Nos muitos relatos de motoristas e cobradores colhidos pela Tribuna, alguns foram emblemáticos, por não se situarem apenas no medo dos frequentes assaltos no fim da linha. Diariamente, esses profissionais vivem o dilema de passarem por vários territórios controlados por gangues. Como o transporte é público, um passageiro estranho ao meio pode ser o rastilho para o enfrentamento.

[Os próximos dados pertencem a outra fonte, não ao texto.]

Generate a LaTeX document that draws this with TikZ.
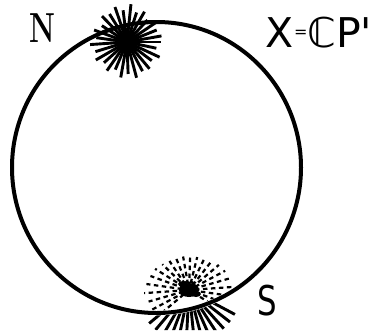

Foi o que ocorreu há cerca de 15 dias, quando um ônibus foi atacado a pedradas por causa desse frequente conflito. O alvo era um passageiro, mas os responsáveis pela ação não se preocuparam com a consequência. O dano maior foi do motorista, até hoje no hospital por conta de sequelas do ataque. O que ele fez foi apenas tentar sair do meio do tumulto. Conseguiu, mas o preço foi alto.
É com esse cenário que esses profissionais convivem diariamente, apontando, portanto, para uma outra face da questão. Os assaltos aumentaram, bastando ver os recentes números, mas o componente da insegurança tem esse novo fator, e lidar com ele não é tão simples, pois não se esgota na repressão. Os assaltantes podem ser mapeados, retirados de cena, mas estes novos atores, não.

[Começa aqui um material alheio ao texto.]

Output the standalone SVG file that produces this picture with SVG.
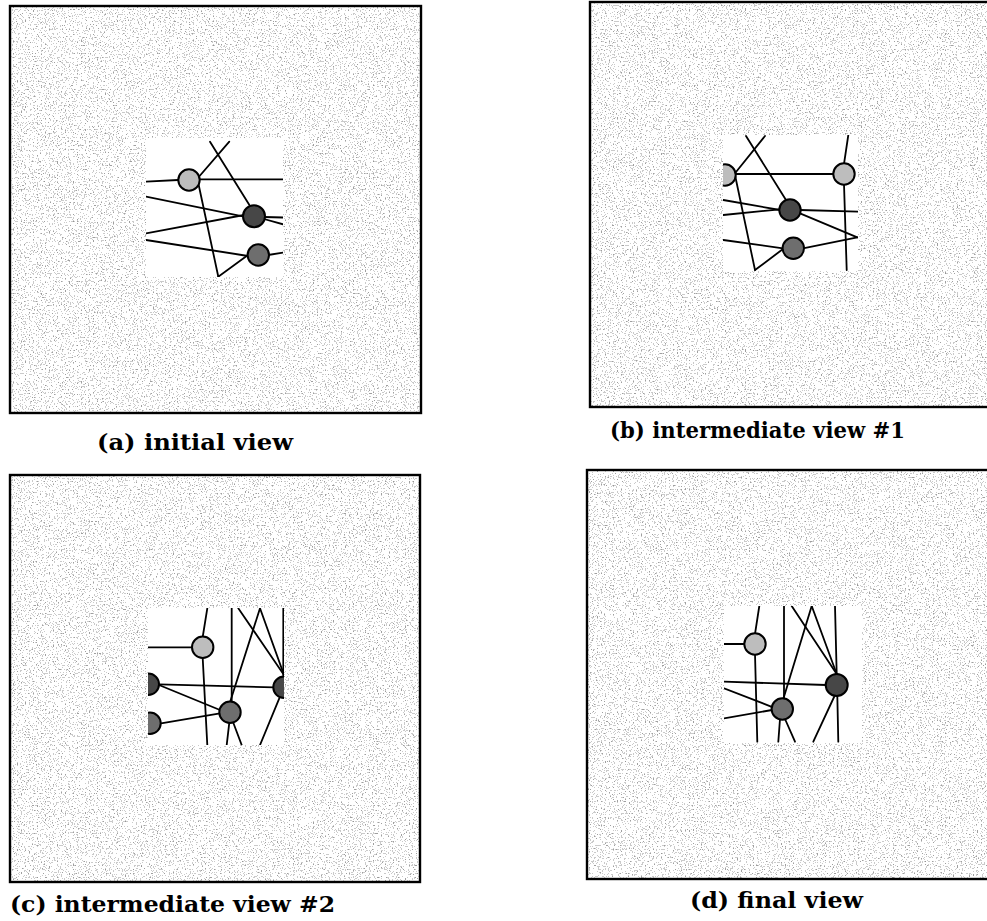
<svg xmlns="http://www.w3.org/2000/svg" width="987" height="921" viewBox="0 0 987 921">
<style>
.bg{fill:#ffffff}
.panel{filter:url(#stip)}
.frame{fill:none;stroke:#000;stroke-width:2.4}
.win{fill:#fff}
.e line{stroke:#000;stroke-width:1.8;stroke-linecap:round}
.n circle{stroke:#000;stroke-width:2}
.light{fill:#bdbdbd}
.dark{fill:#474747}
.mid{fill:#6e6e6e}
.cap{font-family:"DejaVu Serif","Liberation Serif",serif;font-weight:bold;font-size:22px;fill:#000}
</style>
<defs>
<filter id="stip" x="0" y="0" width="1" height="1" color-interpolation-filters="sRGB">
<feFlood flood-color="#ffffff" result="w"/>
<feTurbulence type="fractalNoise" baseFrequency="0.75" numOctaves="1" seed="7" result="t"/>
<feColorMatrix in="t" type="matrix" values="0 0 0 0 0.58 0 0 0 0 0.58 0 0 0 0 0.58 1 0 0 0 0" result="g"/>
<feComponentTransfer in="g" result="d"><feFuncA type="discrete" tableValues="0 0 0 0 0 0 0.5 0.9 1 1"/></feComponentTransfer>
<feMerge><feMergeNode in="w"/><feMergeNode in="d"/></feMerge>
</filter>
<clipPath id="ca"><rect x="146" y="138" width="137" height="139"/></clipPath>
<clipPath id="cb"><rect x="723" y="135" width="135" height="136"/></clipPath>
<clipPath id="cc"><rect x="148" y="608" width="136" height="137"/></clipPath>
<clipPath id="cd"><rect x="724" y="606" width="138" height="137"/></clipPath>
</defs>
<rect class="bg" x="0" y="0" width="987" height="921"/>

<g id="panel-a">
<rect class="panel" x="10" y="6" width="411" height="407"/>
<rect class="frame" x="10" y="6" width="411" height="407"/>
<rect class="win" x="146" y="138" width="137" height="139"/>
<g clip-path="url(#ca)">
<g id="a-edges" class="e">
<line x1="146" y1="181.7" x2="178" y2="180"/>
<line x1="200" y1="179.3" x2="283" y2="179.3"/>
<line x1="197" y1="179" x2="229.3" y2="141.7"/>
<line x1="210" y1="141.7" x2="250" y2="206"/>
<line x1="198" y1="181.7" x2="218.3" y2="276.7"/>
<line x1="218.3" y1="276.7" x2="248" y2="255"/>
<line x1="146" y1="196.7" x2="244" y2="216.7"/>
<line x1="146" y1="233.3" x2="244" y2="215"/>
<line x1="264" y1="217" x2="283" y2="217.5"/>
<line x1="264" y1="219" x2="283" y2="224.3"/>
<line x1="146" y1="240" x2="248" y2="256"/>
<line x1="268" y1="255" x2="283" y2="252.7"/>
</g>
<g id="a-n1" class="n"><circle class="light" cx="189" cy="180" r="10.7"/></g>
<g id="a-n2" class="n"><circle class="dark" cx="254" cy="216.3" r="11"/></g>
<g id="a-n3" class="n"><circle class="mid" cx="258.3" cy="255" r="10.7"/></g>
</g>
</g>

<g id="panel-b">
<rect class="panel" x="590" y="2" width="410" height="405"/>
<rect class="frame" x="590" y="2" width="410" height="405"/>
<rect class="win" x="723" y="135" width="135" height="136"/>
<g clip-path="url(#cb)">
<g id="b-edges" class="e">
<line x1="735" y1="174" x2="834" y2="174"/>
<line x1="735" y1="173.3" x2="765" y2="136"/>
<line x1="746" y1="136" x2="786" y2="200"/>
<line x1="735" y1="175" x2="755" y2="270"/>
<line x1="755" y1="270" x2="784" y2="248.3"/>
<line x1="723.3" y1="200" x2="780" y2="210"/>
<line x1="723.3" y1="215" x2="780" y2="209.3"/>
<line x1="800" y1="210" x2="858" y2="211.7"/>
<line x1="800" y1="213.3" x2="857.3" y2="237.3"/>
<line x1="857.3" y1="237.3" x2="803" y2="248.3"/>
<line x1="723.3" y1="240" x2="783" y2="248.3"/>
<line x1="844" y1="164" x2="848.3" y2="135"/>
<line x1="844" y1="184" x2="846.7" y2="270"/>
</g>
<g id="b-n1" class="n"><circle class="light" cx="725" cy="175" r="10.7"/></g>
<g id="b-n2" class="n"><circle class="light" cx="844" cy="174" r="10.7"/></g>
<g id="b-n3" class="n"><circle class="dark" cx="790" cy="210" r="10.7"/></g>
<g id="b-n4" class="n"><circle class="mid" cx="793.3" cy="248.3" r="10.7"/></g>
</g>
</g>

<g id="panel-c">
<rect class="panel" x="10" y="475" width="410" height="407"/>
<rect class="frame" x="10" y="475" width="410" height="407"/>
<rect class="win" x="148" y="608" width="136" height="137"/>
<g clip-path="url(#cc)">
<g id="c-edges" class="e">
<line x1="148.3" y1="647.3" x2="192" y2="647.3"/>
<line x1="207.3" y1="608.3" x2="202.7" y2="637"/>
<line x1="202.7" y1="658" x2="207.3" y2="745"/>
<line x1="159" y1="684.3" x2="274" y2="687.3"/>
<line x1="159" y1="685" x2="220" y2="710"/>
<line x1="161" y1="723.3" x2="220" y2="713.3"/>
<line x1="231.7" y1="608.3" x2="231.7" y2="702"/>
<line x1="238.3" y1="608.3" x2="284" y2="675"/>
<line x1="260" y1="608.3" x2="230" y2="702.3"/>
<line x1="260" y1="608.3" x2="284" y2="675"/>
<line x1="283.3" y1="608.3" x2="283.3" y2="677"/>
<line x1="280" y1="696.7" x2="260" y2="745"/>
<line x1="229.3" y1="722.7" x2="226.7" y2="745"/>
<line x1="233.3" y1="722.7" x2="241.7" y2="745"/>
</g>
<g id="c-n1" class="n"><circle class="light" cx="202.7" cy="647.3" r="10.7"/></g>
<g id="c-n2" class="n"><circle class="dark" cx="148.3" cy="684.3" r="10.7"/></g>
<g id="c-n3" class="n"><circle class="mid" cx="150" cy="723.3" r="10.7"/></g>
<g id="c-n4" class="n"><circle class="dark" cx="284" cy="687.3" r="10.7"/></g>
<g id="c-n5" class="n"><circle class="mid" cx="230" cy="712.3" r="10.7"/></g>
</g>
</g>

<g id="panel-d">
<rect class="panel" x="587" y="470" width="410" height="409"/>
<rect class="frame" x="587" y="470" width="410" height="409"/>
<rect class="win" x="724" y="606" width="138" height="137"/>
<g clip-path="url(#cd)">
<g id="d-edges" class="e">
<line x1="724" y1="644" x2="745" y2="644"/>
<line x1="755" y1="634" x2="759.3" y2="606"/>
<line x1="755" y1="654" x2="757.3" y2="741.7"/>
<line x1="784" y1="606" x2="784" y2="699"/>
<line x1="791.7" y1="606" x2="836.7" y2="674"/>
<line x1="811.7" y1="606" x2="783.3" y2="699"/>
<line x1="811.7" y1="606" x2="836.7" y2="674"/>
<line x1="835" y1="606" x2="836.7" y2="674"/>
<line x1="724" y1="681.7" x2="826" y2="685"/>
<line x1="724" y1="688.3" x2="773" y2="707.3"/>
<line x1="724" y1="718.3" x2="772" y2="710"/>
<line x1="835" y1="695" x2="813.3" y2="741.7"/>
<line x1="837.3" y1="695" x2="838.3" y2="741.7"/>
<line x1="780" y1="719" x2="778.3" y2="741.7"/>
<line x1="785" y1="719" x2="795" y2="741.7"/>
</g>
<g id="d-n1" class="n"><circle class="light" cx="755" cy="644" r="10.7"/></g>
<g id="d-n2" class="n"><circle class="dark" cx="836.7" cy="685" r="11"/></g>
<g id="d-n3" class="n"><circle class="mid" cx="782.3" cy="709" r="10.7"/></g>
</g>
</g>

<g id="captions">
<text class="cap" x="97" y="450" textLength="196" lengthAdjust="spacingAndGlyphs">(a) initial view</text>
<text class="cap" x="610" y="438" textLength="295" lengthAdjust="spacingAndGlyphs">(b) intermediate view #1</text>
<text class="cap" x="10" y="912" textLength="325" lengthAdjust="spacingAndGlyphs">(c) intermediate view #2</text>
<text class="cap" x="690" y="908" textLength="173" lengthAdjust="spacingAndGlyphs">(d) final view</text>
</g>
</svg>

As cidades, de modo geral, foram loteadas em nome de um pertencimento somado a uma identidade própria, nos quais não há espaço para estranhos. A saída é iniciar do zero ações que, ao curso do tempo, não foram implementadas. As comunidades ficaram abandonadas, e a ausência do Estado criou o espaço para esses personagens. Equipamentos de lazer, escolas, igrejas e outros benefícios são fundamentais para se forjar uma identidade participativa, que não vê no outro uma ameaça. É hora de começar de novo.